* BEGIN *

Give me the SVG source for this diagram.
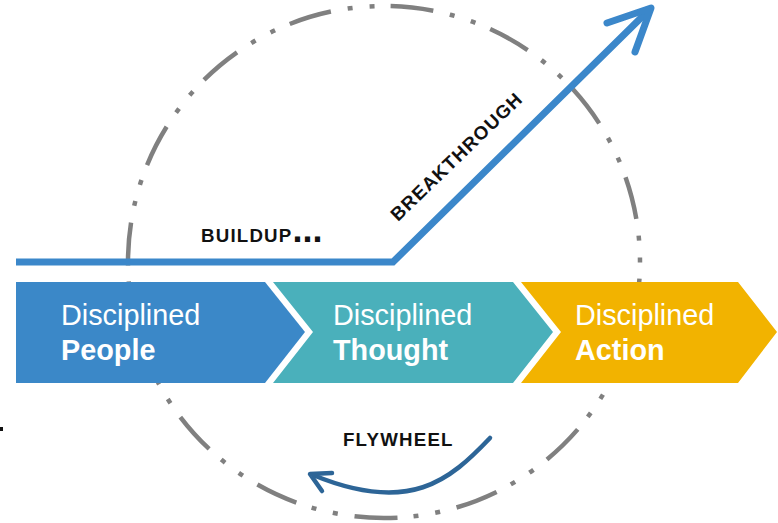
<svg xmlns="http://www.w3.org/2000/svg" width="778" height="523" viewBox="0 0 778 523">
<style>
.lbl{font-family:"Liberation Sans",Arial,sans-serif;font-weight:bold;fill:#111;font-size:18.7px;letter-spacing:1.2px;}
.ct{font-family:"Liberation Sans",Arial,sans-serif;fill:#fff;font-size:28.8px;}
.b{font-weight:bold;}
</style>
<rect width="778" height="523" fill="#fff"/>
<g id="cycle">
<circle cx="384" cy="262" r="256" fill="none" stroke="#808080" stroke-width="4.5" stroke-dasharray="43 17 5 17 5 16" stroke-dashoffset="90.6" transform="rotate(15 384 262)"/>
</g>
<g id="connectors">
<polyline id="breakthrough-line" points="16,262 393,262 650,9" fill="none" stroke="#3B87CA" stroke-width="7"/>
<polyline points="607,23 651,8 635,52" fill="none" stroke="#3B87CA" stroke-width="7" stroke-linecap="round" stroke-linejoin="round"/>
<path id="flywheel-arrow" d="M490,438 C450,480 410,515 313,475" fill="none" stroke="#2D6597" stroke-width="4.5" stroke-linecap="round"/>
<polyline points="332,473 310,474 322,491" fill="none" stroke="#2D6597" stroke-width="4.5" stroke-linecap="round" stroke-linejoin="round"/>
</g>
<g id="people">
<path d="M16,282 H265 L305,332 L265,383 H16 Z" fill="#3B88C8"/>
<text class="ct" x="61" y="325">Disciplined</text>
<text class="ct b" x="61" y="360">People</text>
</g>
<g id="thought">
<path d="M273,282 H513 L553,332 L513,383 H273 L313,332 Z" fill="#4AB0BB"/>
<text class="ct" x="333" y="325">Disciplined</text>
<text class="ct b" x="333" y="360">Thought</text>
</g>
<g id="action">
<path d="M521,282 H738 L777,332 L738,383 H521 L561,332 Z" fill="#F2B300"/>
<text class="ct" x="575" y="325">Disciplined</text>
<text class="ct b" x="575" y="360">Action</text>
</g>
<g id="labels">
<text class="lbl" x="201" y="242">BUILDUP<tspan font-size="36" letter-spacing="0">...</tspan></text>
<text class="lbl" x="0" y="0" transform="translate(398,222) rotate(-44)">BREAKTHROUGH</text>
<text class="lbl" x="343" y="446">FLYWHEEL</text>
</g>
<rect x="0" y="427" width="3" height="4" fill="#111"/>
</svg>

* END *

Copy out the whole listing exactly, and don't carry over any pictures.

■ Solution to this exercise ■
Give me the SVG source for this diagram.
<svg xmlns="http://www.w3.org/2000/svg" width="778" height="523" viewBox="0 0 778 523">
<style>
.lbl{font-family:"Liberation Sans",Arial,sans-serif;font-weight:bold;fill:#111;font-size:18.7px;letter-spacing:1.2px;}
.ct{font-family:"Liberation Sans",Arial,sans-serif;fill:#fff;font-size:28.8px;}
.b{font-weight:bold;}
</style>
<rect width="778" height="523" fill="#fff"/>
<g id="cycle">
<circle cx="384" cy="262" r="256" fill="none" stroke="#808080" stroke-width="4.5" stroke-dasharray="43 17 5 17 5 16" stroke-dashoffset="90.6" transform="rotate(15 384 262)"/>
</g>
<g id="connectors">
<polyline id="breakthrough-line" points="16,262 393,262 650,9" fill="none" stroke="#3B87CA" stroke-width="7"/>
<polyline points="607,23 651,8 635,52" fill="none" stroke="#3B87CA" stroke-width="7" stroke-linecap="round" stroke-linejoin="round"/>
<path id="flywheel-arrow" d="M490,438 C450,480 410,515 313,475" fill="none" stroke="#2D6597" stroke-width="4.5" stroke-linecap="round"/>
<polyline points="332,473 310,474 322,491" fill="none" stroke="#2D6597" stroke-width="4.5" stroke-linecap="round" stroke-linejoin="round"/>
</g>
<g id="people">
<path d="M16,282 H265 L305,332 L265,383 H16 Z" fill="#3B88C8"/>
<text class="ct" x="61" y="325">Disciplined</text>
<text class="ct b" x="61" y="360">People</text>
</g>
<g id="thought">
<path d="M273,282 H513 L553,332 L513,383 H273 L313,332 Z" fill="#4AB0BB"/>
<text class="ct" x="333" y="325">Disciplined</text>
<text class="ct b" x="333" y="360">Thought</text>
</g>
<g id="action">
<path d="M521,282 H738 L777,332 L738,383 H521 L561,332 Z" fill="#F2B300"/>
<text class="ct" x="575" y="325">Disciplined</text>
<text class="ct b" x="575" y="360">Action</text>
</g>
<g id="labels">
<text class="lbl" x="201" y="242">BUILDUP<tspan font-size="36" letter-spacing="0">...</tspan></text>
<text class="lbl" x="0" y="0" transform="translate(398,222) rotate(-44)">BREAKTHROUGH</text>
<text class="lbl" x="343" y="446">FLYWHEEL</text>
</g>
<rect x="0" y="427" width="3" height="4" fill="#111"/>
</svg>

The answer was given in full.